F1WEB: L’America è un altro mondo rispetto alla Formula 1, non solo tecnicamente ma anche dal punto di vista organizzativo. Tu nel 1996 quali differenze hai notato?

Max Papis: La differenza principale è che in America c’è ancora umanità nelle corse, a livello tecnico nella costruzione della vettura, ma altrettanto a livello agonistico. C’è molto rispetto per i piloti e per le persone che lavorano in generale. La Formula 1 fondamentalmente è più asettica. In America le gare sono più rustiche, ma sicuramente più vere e semplici.

F1WEB: Oggi c’è ancora una differenza così grande?

MP: Il mondo americano sta cambiando un po’ alla volta. Ovviamente la crisi economica si fa sentire anche qua. Io tra il ’96 e il ’97 sono arrivato praticamente da sconosciuto, senza il becco d’un quattrino e senza sponsor e sono riuscito comunque a trovare un posto nella massima categoria di Indycar. Non penso succederà più. Capita in Nascar, ma solo ai piloti americani, non a quelli europei.

F1WEB: Un aneddoto che ricordi della Formula 1?

MP: Non ho molti ricordi belli della Formula 1. Ma ricordo con piacere quell’ora e mezza di attesa a Ketteringham prima dell’intervista per fare il collaudatore della Lotus. Peter Collins mi lasciò nella sala dove una volta Colin Chapman si faceva aspettare da tutti i suoi piloti. Mi sembrarono dieci giorni, perché io ero giovane e ansioso. Mi ricordo ancora l’odore di pelle di quella sedia. Poi mi hanno detto che era la stessa sedia dove pure Jim Clark, Ayrton e grandi campioni hanno aspettato. Guardando indietro è una cosa di grande onore.

F1WEB: A marzo nel campionato Grand-am hai gareggiato ad Austin, su una pista pensata per la Formula 1. Che impressione ne hai avuto?

MP: Il circuito è spettacolare per il lay-out, ma è uno di quei circuiti disegnati in maniera moderna dove manca qualcosa. Un sacco di curve, ma non c’è personalità, come succede con tutti i circuiti moderni di Tilke. Curve interessanti, ma vuoi mettere la vecchia Monza, la vecchia Spa o la vecchia Imola? Non c’è paragone.

F1WEB: Che progetti ha Max Papis per il futuro?

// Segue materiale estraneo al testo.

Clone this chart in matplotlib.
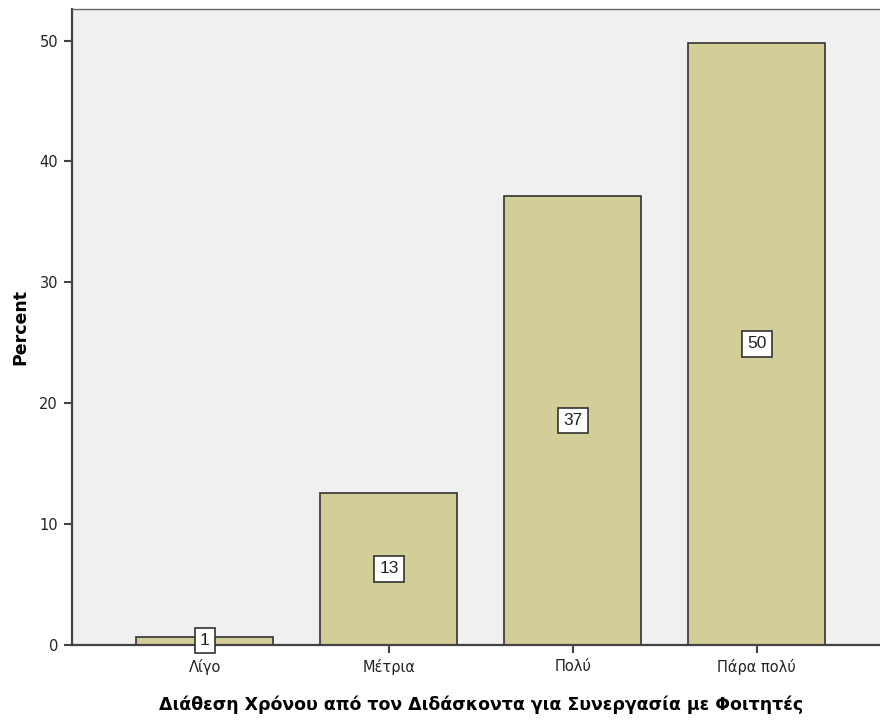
import matplotlib.pyplot as plt

# data
categories = ["Λίγο", "Μέτρια", "Πολύ", "Πάρα πολύ"]
percent = [0.7, 12.6, 37.1, 49.8]
yticks = [0, 10, 20, 30, 40, 50]

BAR_COLOR = "#d3ce97"
BG_COLOR = "#f0f0f0"
EDGE = "#333333"

plt.rcParams["font.family"] = ["DejaVu Sans"]

fig = plt.figure(figsize=(8.8, 7.2), dpi=100)
# axes runs a little past the right edge, as in the reference
ax = fig.add_axes([72 / 880, (720 - 645) / 720, (890 - 72) / 880, (645 - 8.5) / 720])
ax.set_facecolor(BG_COLOR)

x = range(len(categories))
ax.bar(x, percent, width=0.745, color=BAR_COLOR, edgecolor=EDGE, linewidth=1.2, zorder=2)

# value labels in the middle of each bar
for xi, val in zip(x, percent):
    ax.text(xi, val / 2, f"{round(val):d}", ha="center", va="center", fontsize=12.5,
            family=["Liberation Sans", "DejaVu Sans"], color="#222222", zorder=3,
            bbox=dict(boxstyle="square,pad=0.3", facecolor="white", edgecolor=EDGE, linewidth=1.2))

ax.set_xlim(-0.723, 3.725)
ax.set_ylim(0, 52.65)
ax.set_xticks(list(x))
ax.set_xticklabels(categories, fontsize=10.5, color="#222222")
ax.set_yticks(yticks)
ax.set_yticklabels([str(t) for t in yticks], fontsize=10.5, color="#222222")
ax.tick_params(axis="both", direction="out", length=6, width=1.5, color="#444444", pad=4)

for side in ["left", "bottom"]:
    ax.spines[side].set_color("#444444")
    ax.spines[side].set_linewidth(1.6)
ax.spines["top"].set_color("#666666")
ax.spines["top"].set_linewidth(1.0)
ax.spines["right"].set_visible(False)

ax.set_xlabel("Διάθεση Χρόνου από τον Διδάσκοντα για Συνεργασία με Φοιτητές",
              fontsize=12.5, fontweight="bold", labelpad=15)
ax.set_ylabel("Percent", fontsize=12.5, fontweight="bold", labelpad=7)

fig.savefig("out.png", dpi=100)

MP: Il futuro è prima di tutto il presente. Voglio essere il primo italiano dopo Mario Andretti a vincere una gara di Nascar. Ci metto tanto entusiasmo, è un obiettivo a cui ho lavorato tanto negli ultimi anni. Poi vorrei vincere ancora per la Ferrari nel campionato Grand-Am. Sto anche lavorando come rappresentante di aziende italiane e mi occupo di importazioni per conto loro in America. E mi piacerebbe tanto essere l’ambasciatore italiano per la Nascar nel mondo e fare da ponte per chi vuole sognare come facevo io e vuole provare cos’è il mondo americano.